Gebhardt: Sowohl TVP als auch HMMA sind nur Zwischenprodukte nach der Extrusion, die anschließend geschmacklich verändert und in die entsprechende Endgröße und Form gebracht werden. Manche Produkte werden noch mal aufgekocht, bevor sie weiterverarbeitet werden. TVP kann analog zu Fleischprodukten nach dem Extruder über einen Kutter verarbeitet werden. Aus der Masse werden dann z. B. ‚Fleischbällchen’ geformt.

An welcher Stelle im Prozess werden idealerweise die Aromen zugegeben?

Gebhardt: Wann die Zuschlagstoffe wie Aromen zugegeben werden, ist nicht nur abhängig vom Produktionsprozess, sondern auch von den Eigenschaften der Stoffe. Sind die Aromastoffe temperaturempfindlich, können sie erst nach dem Erhitzen dazugegeben werden, d. h. am Ausgang des Extruders oder danach.

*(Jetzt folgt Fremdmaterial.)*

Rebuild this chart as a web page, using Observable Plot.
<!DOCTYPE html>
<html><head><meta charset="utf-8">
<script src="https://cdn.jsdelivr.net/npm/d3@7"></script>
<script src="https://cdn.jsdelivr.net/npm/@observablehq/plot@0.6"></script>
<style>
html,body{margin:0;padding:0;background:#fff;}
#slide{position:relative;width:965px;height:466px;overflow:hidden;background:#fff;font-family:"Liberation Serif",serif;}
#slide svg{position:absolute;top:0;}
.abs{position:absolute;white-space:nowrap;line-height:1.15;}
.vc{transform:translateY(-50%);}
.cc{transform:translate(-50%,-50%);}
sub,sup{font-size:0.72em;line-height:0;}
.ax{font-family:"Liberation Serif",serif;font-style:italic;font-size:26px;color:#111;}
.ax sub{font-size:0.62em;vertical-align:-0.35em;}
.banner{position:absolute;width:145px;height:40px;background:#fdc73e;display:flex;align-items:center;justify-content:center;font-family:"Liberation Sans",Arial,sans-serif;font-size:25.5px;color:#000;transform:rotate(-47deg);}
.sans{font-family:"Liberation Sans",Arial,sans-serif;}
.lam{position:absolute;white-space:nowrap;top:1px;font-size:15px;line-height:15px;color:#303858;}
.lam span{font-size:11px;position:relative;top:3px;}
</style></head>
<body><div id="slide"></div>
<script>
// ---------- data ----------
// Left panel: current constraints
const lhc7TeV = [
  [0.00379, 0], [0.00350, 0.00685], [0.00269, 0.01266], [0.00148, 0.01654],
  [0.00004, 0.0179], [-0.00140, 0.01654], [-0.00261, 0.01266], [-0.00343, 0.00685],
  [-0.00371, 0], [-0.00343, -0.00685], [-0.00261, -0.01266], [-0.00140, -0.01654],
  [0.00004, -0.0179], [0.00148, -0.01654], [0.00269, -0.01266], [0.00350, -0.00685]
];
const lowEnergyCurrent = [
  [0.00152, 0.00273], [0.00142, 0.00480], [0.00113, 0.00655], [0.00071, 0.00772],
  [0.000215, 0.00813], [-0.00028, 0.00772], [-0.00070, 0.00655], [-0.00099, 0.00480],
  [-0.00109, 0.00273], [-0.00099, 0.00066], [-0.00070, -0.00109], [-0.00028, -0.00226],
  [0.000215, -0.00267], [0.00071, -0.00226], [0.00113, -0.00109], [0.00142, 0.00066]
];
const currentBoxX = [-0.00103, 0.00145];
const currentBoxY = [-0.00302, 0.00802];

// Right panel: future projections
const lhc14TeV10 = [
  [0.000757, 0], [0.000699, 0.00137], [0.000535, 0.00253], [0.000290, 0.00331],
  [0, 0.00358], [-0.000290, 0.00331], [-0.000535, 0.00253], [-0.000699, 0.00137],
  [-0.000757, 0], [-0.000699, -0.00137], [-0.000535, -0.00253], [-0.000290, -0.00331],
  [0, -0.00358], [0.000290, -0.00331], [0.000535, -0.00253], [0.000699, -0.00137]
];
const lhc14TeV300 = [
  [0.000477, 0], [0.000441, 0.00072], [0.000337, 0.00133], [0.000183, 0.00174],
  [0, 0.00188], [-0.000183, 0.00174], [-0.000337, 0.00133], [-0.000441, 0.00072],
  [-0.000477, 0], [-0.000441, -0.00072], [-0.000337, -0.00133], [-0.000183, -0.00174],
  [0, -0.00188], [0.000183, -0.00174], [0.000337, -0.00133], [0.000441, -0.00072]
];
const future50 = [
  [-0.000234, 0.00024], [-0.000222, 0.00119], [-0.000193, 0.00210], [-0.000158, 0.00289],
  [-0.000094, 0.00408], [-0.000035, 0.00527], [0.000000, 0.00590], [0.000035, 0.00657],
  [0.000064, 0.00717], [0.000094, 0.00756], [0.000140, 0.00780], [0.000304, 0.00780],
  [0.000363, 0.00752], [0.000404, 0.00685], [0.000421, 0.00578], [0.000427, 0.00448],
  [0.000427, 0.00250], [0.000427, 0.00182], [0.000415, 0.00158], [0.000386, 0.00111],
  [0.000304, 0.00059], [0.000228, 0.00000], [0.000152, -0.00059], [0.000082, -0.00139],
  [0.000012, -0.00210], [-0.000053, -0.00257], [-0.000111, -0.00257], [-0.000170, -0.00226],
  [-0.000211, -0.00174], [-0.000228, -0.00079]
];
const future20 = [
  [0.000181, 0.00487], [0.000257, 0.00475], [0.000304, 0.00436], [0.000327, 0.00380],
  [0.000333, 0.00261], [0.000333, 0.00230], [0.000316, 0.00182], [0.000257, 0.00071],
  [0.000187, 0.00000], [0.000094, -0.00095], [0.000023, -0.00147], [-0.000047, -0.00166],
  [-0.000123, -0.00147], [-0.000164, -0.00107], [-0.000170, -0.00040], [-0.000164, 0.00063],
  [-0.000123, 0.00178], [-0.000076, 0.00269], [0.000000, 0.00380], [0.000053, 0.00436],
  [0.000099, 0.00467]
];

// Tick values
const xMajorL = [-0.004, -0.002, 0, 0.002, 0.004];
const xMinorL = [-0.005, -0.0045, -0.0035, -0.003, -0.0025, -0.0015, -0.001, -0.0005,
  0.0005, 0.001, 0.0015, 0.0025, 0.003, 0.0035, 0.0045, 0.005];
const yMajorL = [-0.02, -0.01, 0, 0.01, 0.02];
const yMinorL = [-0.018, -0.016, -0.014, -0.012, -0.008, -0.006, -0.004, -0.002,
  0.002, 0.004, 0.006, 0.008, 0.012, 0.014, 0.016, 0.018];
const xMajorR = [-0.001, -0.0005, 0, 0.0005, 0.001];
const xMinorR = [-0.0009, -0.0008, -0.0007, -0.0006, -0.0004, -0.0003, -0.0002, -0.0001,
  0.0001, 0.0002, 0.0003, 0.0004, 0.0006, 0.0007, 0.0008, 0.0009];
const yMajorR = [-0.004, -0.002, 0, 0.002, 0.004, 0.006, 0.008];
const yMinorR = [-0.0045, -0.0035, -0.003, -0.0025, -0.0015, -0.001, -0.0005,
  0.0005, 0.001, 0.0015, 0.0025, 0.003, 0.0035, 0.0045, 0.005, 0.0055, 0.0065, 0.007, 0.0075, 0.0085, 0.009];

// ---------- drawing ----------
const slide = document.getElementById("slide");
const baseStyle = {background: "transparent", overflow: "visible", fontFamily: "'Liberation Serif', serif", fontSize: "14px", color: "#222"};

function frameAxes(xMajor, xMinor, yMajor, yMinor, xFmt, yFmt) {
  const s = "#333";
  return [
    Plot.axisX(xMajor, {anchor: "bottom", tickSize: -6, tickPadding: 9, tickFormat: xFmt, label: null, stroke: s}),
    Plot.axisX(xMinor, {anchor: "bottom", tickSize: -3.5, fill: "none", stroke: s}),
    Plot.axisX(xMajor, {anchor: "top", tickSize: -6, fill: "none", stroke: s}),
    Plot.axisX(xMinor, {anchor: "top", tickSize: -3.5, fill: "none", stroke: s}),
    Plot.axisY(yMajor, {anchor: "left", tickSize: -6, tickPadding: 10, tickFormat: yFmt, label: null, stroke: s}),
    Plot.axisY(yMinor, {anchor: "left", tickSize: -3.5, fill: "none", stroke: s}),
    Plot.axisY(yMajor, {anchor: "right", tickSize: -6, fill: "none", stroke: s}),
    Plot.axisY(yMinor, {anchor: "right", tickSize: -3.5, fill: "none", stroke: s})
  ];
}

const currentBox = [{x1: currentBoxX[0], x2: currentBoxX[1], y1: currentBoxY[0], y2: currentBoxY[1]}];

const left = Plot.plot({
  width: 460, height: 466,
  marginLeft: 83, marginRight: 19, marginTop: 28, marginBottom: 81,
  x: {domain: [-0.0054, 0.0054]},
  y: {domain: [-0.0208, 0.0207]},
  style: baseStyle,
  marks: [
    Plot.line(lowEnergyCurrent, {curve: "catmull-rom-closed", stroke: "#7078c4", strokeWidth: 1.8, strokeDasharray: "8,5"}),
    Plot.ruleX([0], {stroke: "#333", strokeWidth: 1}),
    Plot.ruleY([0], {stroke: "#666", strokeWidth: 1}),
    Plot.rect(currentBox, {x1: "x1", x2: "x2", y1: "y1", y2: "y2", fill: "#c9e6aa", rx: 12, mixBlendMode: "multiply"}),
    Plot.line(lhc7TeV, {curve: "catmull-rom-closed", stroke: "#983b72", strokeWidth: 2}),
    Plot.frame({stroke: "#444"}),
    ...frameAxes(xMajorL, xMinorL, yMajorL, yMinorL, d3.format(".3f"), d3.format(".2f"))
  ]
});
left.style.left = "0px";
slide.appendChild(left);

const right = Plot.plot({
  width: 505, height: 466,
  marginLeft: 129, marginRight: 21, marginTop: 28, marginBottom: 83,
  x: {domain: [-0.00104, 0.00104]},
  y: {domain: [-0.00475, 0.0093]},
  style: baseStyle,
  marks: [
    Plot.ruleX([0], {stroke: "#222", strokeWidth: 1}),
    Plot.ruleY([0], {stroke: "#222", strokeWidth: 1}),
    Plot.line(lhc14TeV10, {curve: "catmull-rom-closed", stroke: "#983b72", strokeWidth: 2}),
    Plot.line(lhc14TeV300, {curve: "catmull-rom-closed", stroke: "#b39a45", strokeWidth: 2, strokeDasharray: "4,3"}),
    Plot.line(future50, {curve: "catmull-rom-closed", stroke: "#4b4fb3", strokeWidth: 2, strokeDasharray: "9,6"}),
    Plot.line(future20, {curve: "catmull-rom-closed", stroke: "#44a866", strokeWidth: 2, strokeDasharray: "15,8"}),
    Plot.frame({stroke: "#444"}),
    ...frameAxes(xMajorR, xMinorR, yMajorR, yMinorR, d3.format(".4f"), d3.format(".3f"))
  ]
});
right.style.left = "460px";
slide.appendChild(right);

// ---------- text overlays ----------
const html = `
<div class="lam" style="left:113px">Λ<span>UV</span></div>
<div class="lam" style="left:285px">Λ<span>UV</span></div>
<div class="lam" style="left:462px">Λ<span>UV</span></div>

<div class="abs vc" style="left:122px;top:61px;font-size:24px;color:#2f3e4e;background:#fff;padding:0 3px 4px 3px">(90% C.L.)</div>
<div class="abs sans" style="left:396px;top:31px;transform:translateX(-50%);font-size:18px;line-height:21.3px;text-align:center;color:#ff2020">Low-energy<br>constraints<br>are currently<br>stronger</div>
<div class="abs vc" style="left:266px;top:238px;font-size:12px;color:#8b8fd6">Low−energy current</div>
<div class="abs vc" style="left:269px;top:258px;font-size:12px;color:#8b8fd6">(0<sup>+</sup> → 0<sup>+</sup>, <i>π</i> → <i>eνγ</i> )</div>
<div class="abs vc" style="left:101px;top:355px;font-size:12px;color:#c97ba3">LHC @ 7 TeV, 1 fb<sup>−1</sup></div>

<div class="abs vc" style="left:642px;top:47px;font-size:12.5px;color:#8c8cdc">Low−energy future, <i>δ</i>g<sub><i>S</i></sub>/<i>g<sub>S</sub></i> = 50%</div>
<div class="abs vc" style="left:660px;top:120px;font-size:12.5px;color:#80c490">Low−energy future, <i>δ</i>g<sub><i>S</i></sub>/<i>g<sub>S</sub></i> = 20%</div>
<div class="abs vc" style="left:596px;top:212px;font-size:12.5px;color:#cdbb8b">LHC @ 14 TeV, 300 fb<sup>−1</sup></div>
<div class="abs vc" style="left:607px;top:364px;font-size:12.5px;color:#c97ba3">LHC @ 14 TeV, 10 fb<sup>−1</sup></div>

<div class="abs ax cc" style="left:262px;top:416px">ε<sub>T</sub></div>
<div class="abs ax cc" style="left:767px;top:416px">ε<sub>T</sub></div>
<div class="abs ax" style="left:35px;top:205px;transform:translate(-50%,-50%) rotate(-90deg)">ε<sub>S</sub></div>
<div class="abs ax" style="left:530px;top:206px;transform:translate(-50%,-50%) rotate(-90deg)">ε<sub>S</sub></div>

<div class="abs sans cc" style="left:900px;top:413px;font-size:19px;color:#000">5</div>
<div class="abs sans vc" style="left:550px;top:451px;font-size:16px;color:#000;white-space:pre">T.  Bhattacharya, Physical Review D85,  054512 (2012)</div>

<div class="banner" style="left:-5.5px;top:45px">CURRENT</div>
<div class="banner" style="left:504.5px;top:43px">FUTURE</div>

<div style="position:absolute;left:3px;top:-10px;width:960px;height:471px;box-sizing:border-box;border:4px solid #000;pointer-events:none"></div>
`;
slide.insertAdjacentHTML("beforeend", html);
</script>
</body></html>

Die ZSK Food Extruder sind modular aufgebaut und dadurch extrem flexibel. Wir können an beliebig vielen Stellen Bestandteile zugeben oder herausnehmen. Die Maschinen werden für jeden Prozess speziell konfiguriert. Das Besondere an den Maschinen ist, dass dieselbe Maschine mit zwei Endgeräten ausgestattet und sowohl HMMA als auch TVP produziert werden kann. Im Prinzip müssen Sie nur das Equipment nach dem Extruder tauschen. Wasser und Pulverdosierung können, wenn sie entsprechend ausgelegt sind, für beide Prozesse weiter verwendet werden.

Welche Durchsatzmengen lassen sich im ZSK Food Extruder erreichen?

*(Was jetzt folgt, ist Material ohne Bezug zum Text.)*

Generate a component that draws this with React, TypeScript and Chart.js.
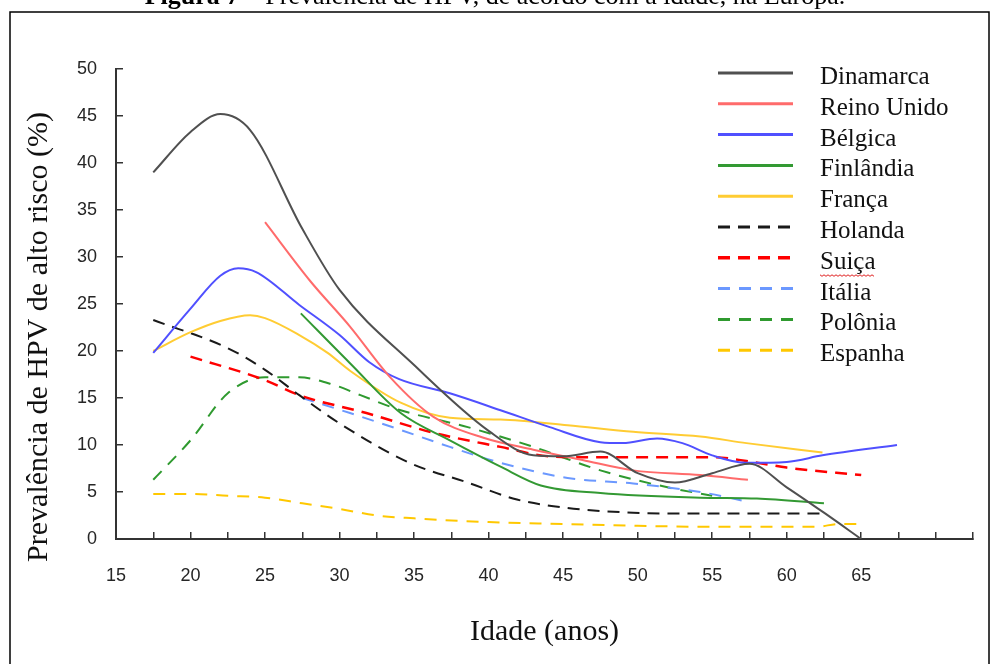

Gebhardt: Im Laborbereich fangen wir an mit dem ZSK 27 Mv Plus, das bedeutet, ein Extruder mit einem Schneckendurchmesser von 27 mm. Damit kann man etwa 3 bis 5 kg/h HMMA oder 15 bis 20 kg/h TVP produzieren. Im kontinuierlichen Produktionsbetrieb liegt der Durchsatz dann bei rund 500 kg/h für HMMA und bei bis zu 2000 kg/h für TVP. Die größte Maschine hat aktuell einen Schneckendurchmesser von 125 mm.

Wie finde ich heraus, welche Maschine und welches Verfahren für mein Produkt die besten sind?

Gebhardt: Wenn der Kunde das wünscht, machen wir Versuche in unserem Testcenter sowohl mit unterschiedlichen Maschinenkonfigurationen als auch mit unterschiedlichen Rohstoffen.

Welchen Trend nehmen Sie als Nächstes in den Fokus?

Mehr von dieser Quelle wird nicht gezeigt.